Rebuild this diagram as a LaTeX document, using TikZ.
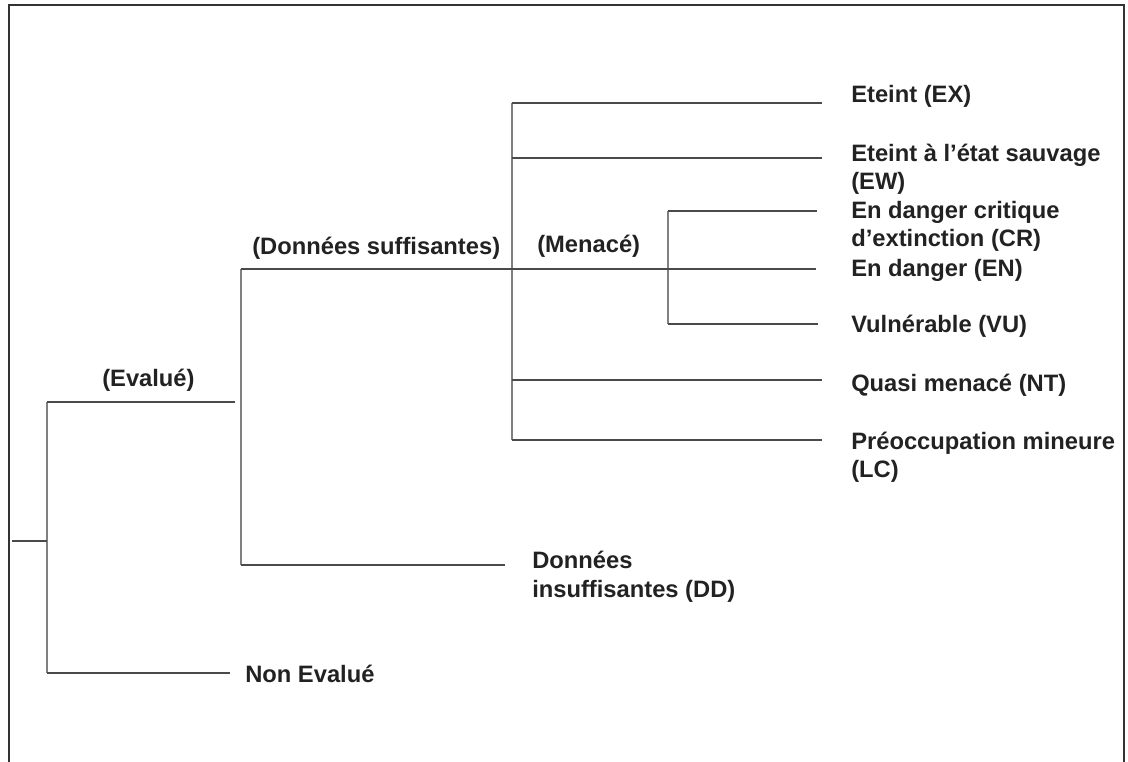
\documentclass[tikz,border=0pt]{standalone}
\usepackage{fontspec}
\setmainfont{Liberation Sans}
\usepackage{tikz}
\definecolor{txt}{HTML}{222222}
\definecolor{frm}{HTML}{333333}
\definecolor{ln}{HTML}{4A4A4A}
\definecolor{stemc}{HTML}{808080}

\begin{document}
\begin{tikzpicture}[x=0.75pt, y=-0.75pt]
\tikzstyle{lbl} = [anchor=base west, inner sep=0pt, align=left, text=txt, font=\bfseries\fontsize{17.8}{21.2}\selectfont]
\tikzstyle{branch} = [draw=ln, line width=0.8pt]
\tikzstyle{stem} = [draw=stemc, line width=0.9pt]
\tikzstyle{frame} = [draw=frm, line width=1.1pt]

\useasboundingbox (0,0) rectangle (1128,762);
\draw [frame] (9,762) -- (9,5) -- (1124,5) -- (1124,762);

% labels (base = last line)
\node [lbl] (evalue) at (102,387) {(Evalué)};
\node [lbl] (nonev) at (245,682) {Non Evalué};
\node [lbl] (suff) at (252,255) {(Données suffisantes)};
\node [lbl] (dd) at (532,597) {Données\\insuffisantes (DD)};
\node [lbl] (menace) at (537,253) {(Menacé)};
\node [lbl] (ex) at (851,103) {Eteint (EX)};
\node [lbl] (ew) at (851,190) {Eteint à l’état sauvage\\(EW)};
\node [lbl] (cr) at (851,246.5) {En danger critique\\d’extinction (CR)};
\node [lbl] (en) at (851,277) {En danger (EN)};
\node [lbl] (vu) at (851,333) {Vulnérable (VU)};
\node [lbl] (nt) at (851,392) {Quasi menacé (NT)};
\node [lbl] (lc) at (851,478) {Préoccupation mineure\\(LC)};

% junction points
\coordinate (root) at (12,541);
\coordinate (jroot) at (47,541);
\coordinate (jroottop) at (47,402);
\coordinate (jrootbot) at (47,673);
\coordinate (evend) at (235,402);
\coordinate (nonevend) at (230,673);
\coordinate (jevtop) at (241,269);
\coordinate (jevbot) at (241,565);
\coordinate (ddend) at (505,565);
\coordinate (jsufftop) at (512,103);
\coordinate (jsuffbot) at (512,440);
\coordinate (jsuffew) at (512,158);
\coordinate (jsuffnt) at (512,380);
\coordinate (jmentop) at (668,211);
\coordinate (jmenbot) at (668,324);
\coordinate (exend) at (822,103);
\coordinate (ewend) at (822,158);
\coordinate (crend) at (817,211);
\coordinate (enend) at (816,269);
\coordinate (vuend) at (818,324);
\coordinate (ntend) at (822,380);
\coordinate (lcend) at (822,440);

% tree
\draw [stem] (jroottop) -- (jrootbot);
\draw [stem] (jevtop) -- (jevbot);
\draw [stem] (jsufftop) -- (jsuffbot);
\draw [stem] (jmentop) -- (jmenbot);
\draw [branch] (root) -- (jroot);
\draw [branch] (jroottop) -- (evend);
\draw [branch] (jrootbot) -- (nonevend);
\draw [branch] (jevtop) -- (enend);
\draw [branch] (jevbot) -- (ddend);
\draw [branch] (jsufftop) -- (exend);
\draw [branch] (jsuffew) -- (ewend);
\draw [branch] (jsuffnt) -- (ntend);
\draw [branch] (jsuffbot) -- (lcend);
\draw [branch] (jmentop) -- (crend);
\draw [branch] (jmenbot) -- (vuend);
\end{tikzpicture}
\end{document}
***
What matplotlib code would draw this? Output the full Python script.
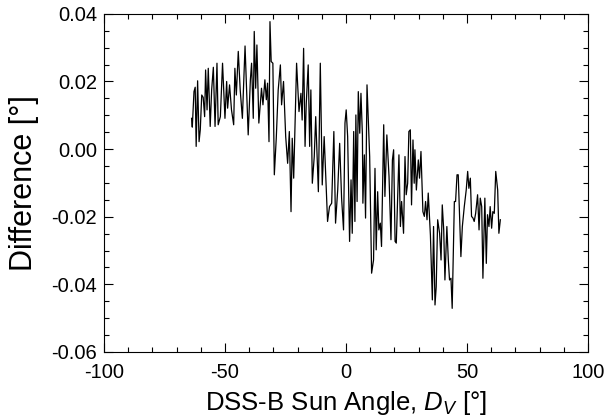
***
→ **TO DO**
From the records above, transcribe exactly the lines starting at the one containing "Rebuild this diagram" and ending at the one containing "(1124,5) -- (1124,762);". Skip the pictures.

→ **RESULT FOR THIS EXERCISE**
Rebuild this diagram as a LaTeX document, using TikZ.
\documentclass[tikz,border=0pt]{standalone}
\usepackage{fontspec}
\setmainfont{Liberation Sans}
\usepackage{tikz}
\definecolor{txt}{HTML}{222222}
\definecolor{frm}{HTML}{333333}
\definecolor{ln}{HTML}{4A4A4A}
\definecolor{stemc}{HTML}{808080}

\begin{document}
\begin{tikzpicture}[x=0.75pt, y=-0.75pt]
\tikzstyle{lbl} = [anchor=base west, inner sep=0pt, align=left, text=txt, font=\bfseries\fontsize{17.8}{21.2}\selectfont]
\tikzstyle{branch} = [draw=ln, line width=0.8pt]
\tikzstyle{stem} = [draw=stemc, line width=0.9pt]
\tikzstyle{frame} = [draw=frm, line width=1.1pt]

\useasboundingbox (0,0) rectangle (1128,762);
\draw [frame] (9,762) -- (9,5) -- (1124,5) -- (1124,762);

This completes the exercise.